The 25-year-old Latvian animation filmmaker has, of course, written, directed, animated, produced and composed the eerily beautiful soundtrack of Away. But even this step was the logical conclusion of previous short animation efforts, like Aqua (2012), Priorities (2014) and Inaudible (2015). All of the above showed young men and animals trapped, and trying to survive in an unknown world; its inevitable conclusion would be a feature film effort.

Away is economical in its timing (both in overall duration, and in its individual scenes), ambitious in its widescreen format, and grand in its archetypal choice of themes and norms. Not a single word is ever heard in this strangely haunting film (and the boy's mouth is rarely visible), which starts off with a shot of the boy hung up on a tree, stuck in his parachute. He manages to get down, but he has first to face a giant (not of the screaming King Kong/ Godzilla variety, though). A map will show him the way to the harbour.



A motorcyle and a little yellow bird are his allies in a story concept that is so simple that it won't do justice to what Away is about. More an animated version of Peter Weir's Picnic at Hanging Rock (1975), and a story of a stressful coming-of-age boyhood than an ordinary adventure, Away has a lot of guilt themes to dismiss, and a lot of environmental hazard to go through (alarming, but never suffocating).

More questioning the existence of God than presenting his vindictive power, Away unfolds in four chapters, at least two of which would make up for a fine Bible bedtime reading: "Forbidden Oasis", "Mirror Lake", "Dream Well", and "Cloud Harbour"

Everything starts with biting a fruit in a young Adam mode -but without a snake around. All animals in Zilbalodis' universe are never spectacular, and their design sometimes can be distractingly naive. They all look they were drawn 40 or 50 years ago, and they're now waiting for their filmmaker and master to put them on screen for the first time. On the contrary, the boy and main character (goggles, backpack) looks all ready and determined for an adventure, but not in the superhero department. He comes and goes, he evaluates his powers and allies, he gets confused and hallucinates -in other words, his learning curve makes him a hero to relate to.

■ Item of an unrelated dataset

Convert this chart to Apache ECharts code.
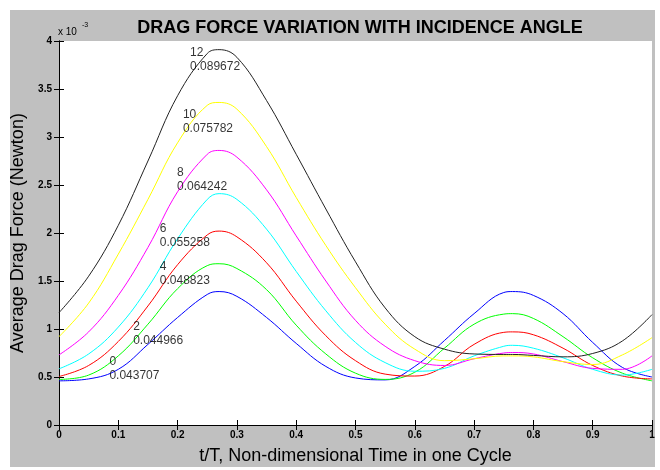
<!DOCTYPE html>
<html><head><meta charset="utf-8">
<script src="https://cdn.jsdelivr.net/npm/echarts@6/dist/echarts.min.js"></script>
<style>html,body{margin:0;padding:0;background:#fff}#c{width:660px;height:470px}</style>
</head><body><div id="c"></div><script>
// t/T values (non-dimensional time)
const tValues = [0,0.05,0.1,0.15,0.2,0.25,0.27,0.3,0.35,0.4,0.45,0.5,0.55,0.6,0.65,0.7,0.75,0.765,0.8,0.85,0.9,0.95,1];
// average drag force (x 10^-3 N) for each incidence angle
const drag0  = [0.46,0.48,0.58,0.84,1.12,1.36,1.39,1.34,1.12,0.85,0.61,0.49,0.47,0.61,0.88,1.16,1.38,1.39,1.35,1.16,0.86,0.60,0.50];
const drag2  = [0.475,0.52,0.72,1.05,1.42,1.66,1.68,1.63,1.41,1.04,0.74,0.54,0.475,0.55,0.80,1.05,1.155,1.16,1.11,0.92,0.70,0.54,0.46];
const drag4  = [0.505,0.62,0.87,1.24,1.67,1.98,2.02,1.96,1.69,1.29,0.93,0.67,0.53,0.51,0.61,0.84,0.965,0.97,0.94,0.80,0.62,0.51,0.48];
const drag6  = [0.585,0.74,1.02,1.43,1.94,2.35,2.41,2.35,2.04,1.60,1.19,0.86,0.65,0.56,0.59,0.72,0.82,0.83,0.80,0.70,0.58,0.52,0.58];
const drag8  = [0.73,0.97,1.35,1.85,2.43,2.82,2.86,2.79,2.45,1.97,1.50,1.09,0.82,0.67,0.62,0.69,0.75,0.755,0.74,0.66,0.59,0.58,0.72];
const drag10 = [0.92,1.27,1.78,2.35,2.94,3.33,3.36,3.29,2.90,2.37,1.87,1.43,1.05,0.79,0.67,0.69,0.72,0.72,0.71,0.66,0.63,0.73,0.91];
const drag12 = [1.17,1.55,2.08,2.75,3.43,3.87,3.91,3.83,3.38,2.82,2.25,1.70,1.22,0.92,0.79,0.74,0.735,0.735,0.725,0.71,0.745,0.875,1.15];
const angles = ['0','2','4','6','8','10','12'];
const dragCoefs = ['0.043707','0.044966','0.048823','0.055258','0.064242','0.075782','0.089672'];
// annotation anchors (data coordinates)
const labelT = [0.085,0.125,0.170,0.170,0.199,0.209,0.221];
const labelV = [0.585,0.949,1.574,1.974,2.554,3.159,3.805];
const xTicks = {min:0,max:1,interval:0.1};
const yTicks = {min:0,max:4,interval:0.5};

const allSeries = [drag0,drag2,drag4,drag6,drag8,drag10,drag12];
const colors = ['#0000ff','#00ff00','#ff0000','#00ffff','#ff00ff','#ffff00','#222222'];
const FONT = "'Liberation Sans', Arial, Helvetica, sans-serif";

const chart = echarts.init(document.getElementById('c'));
const axisCommon = {
  axisLine:{show:true,lineStyle:{color:'#000',width:1}},
  axisTick:{show:true,inside:true,length:5,lineStyle:{color:'#000'}},
  splitLine:{show:false}
};
const series = allSeries.map((arr,i)=>({
  type:'line', name:angles[i], data:tValues.map((t,k)=>[t,arr[k]]),
  showSymbol:false, smooth:0.4, lineStyle:{color:colors[i],width:1}, z:2+i, silent:true
}));
series.push({
  type:'scatter', symbolSize:0, silent:true, z:20,
  data: labelT.map((t,i)=>[t,labelV[i]]),
  label:{show:true, position:[0,0], align:'left', verticalAlign:'middle',
    fontSize:12, lineHeight:14, color:'#000', fontFamily:FONT,
    formatter:p=>angles[p.dataIndex]+'\n'+dragCoefs[p.dataIndex]}
});
chart.setOption({
  animation:false,
  backgroundColor:'#fff',
  graphic:[
    {type:'rect', shape:{x:10,y:10,width:645,height:457}, style:{fill:'#c0c0c0'}, z:-10, silent:true},
    {type:'text', left:58, top:27, style:{text:'x 10', fontSize:10, fontFamily:FONT, fill:'#000'}, z:10},
    {type:'text', left:82, top:22, style:{text:'-3', fontSize:7, fontFamily:FONT, fill:'#000'}, z:10}
  ],
  title:{text:'DRAG FORCE VARIATION WITH INCIDENCE ANGLE', left:355, top:14, textAlign:'center',
    textStyle:{fontSize:18, fontWeight:'bold', fontFamily:FONT, color:'#000'}},
  grid:{left:59, top:41, right:8, bottom:39, show:true, backgroundColor:'#fff', borderWidth:0},
  xAxis:[
    Object.assign({type:'value', position:'bottom', min:xTicks.min, max:xTicks.max, interval:xTicks.interval,
      name:'t/T, Non-dimensional Time in one Cycle', nameLocation:'middle', nameGap:22,
      nameTextStyle:{fontSize:18, fontFamily:FONT, color:'#000'},
      axisLabel:{fontSize:10, fontWeight:'bold', color:'#000', margin:5, fontFamily:FONT}}, axisCommon),
    Object.assign({type:'value', position:'top', min:xTicks.min, max:xTicks.max, interval:xTicks.interval,
      axisLabel:{show:false}}, axisCommon)
  ],
  yAxis:[
    Object.assign({type:'value', position:'left', min:yTicks.min, max:yTicks.max, interval:yTicks.interval,
      name:'Average Drag Force (Newton)', nameLocation:'middle', nameGap:19, nameRotate:90,
      nameTextStyle:{fontSize:18, fontFamily:FONT, color:'#000'},
      axisLabel:{fontSize:10, fontWeight:'bold', color:'#000', margin:7, fontFamily:FONT}}, axisCommon),
    Object.assign({type:'value', position:'right', min:yTicks.min, max:yTicks.max, interval:yTicks.interval,
      axisLabel:{show:false}}, axisCommon)
  ],
  series:series
});
</script></body></html>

The spirit/giant itself is also silent, mostly inactive, a constant threat (and perhaps secret guilt) but not a show-off adversary. The third main character here is the changing environment itself, from the tall forest trees (through which our boy passes, accompanied by single piano notes) to big vistas and a sense of Gulliver in the world of (good-looking) elephants.



Unlike the similar-themed The Red Turtle by Michael Dudok de Wit, Away won't aestheticize its environment; it really wants us to become part of it and face it, using intrusive but gentle camerawork to bring us to this world. It is the perspective between large and small, between high and low which matters here, and not the visual beauty itself. Contemplative awe in Away is really not the recipe, when real action is required.

The natural element of water is here celebrated in all its forms, and music is the film's most consistent hypnotic driving force, even when the story has déjà vu moments. The Dream Well sequence is the most contemplative here, and the closest to the reality/fantasy illusion that animation is so proud of achieving. Nothing overtly experimental, but all sequences are anchored in the character's disorienting experience, where no explanations are given (and no justifications are needed).

Away is an exceptional cinematic effort, animated or otherwise, on what it takes to be your own saviour. Deserves to be widely seen.

Vassilis Kroustallis

Away (2019) premiered at Animafest Zagreb 2019, and won the Contrechamp competition at Annecy Festival. Cinema Management Group manages the film's world sales. 

The film will be released in cinemas in the UK and Ireland by Munro Films from August 28, 2020.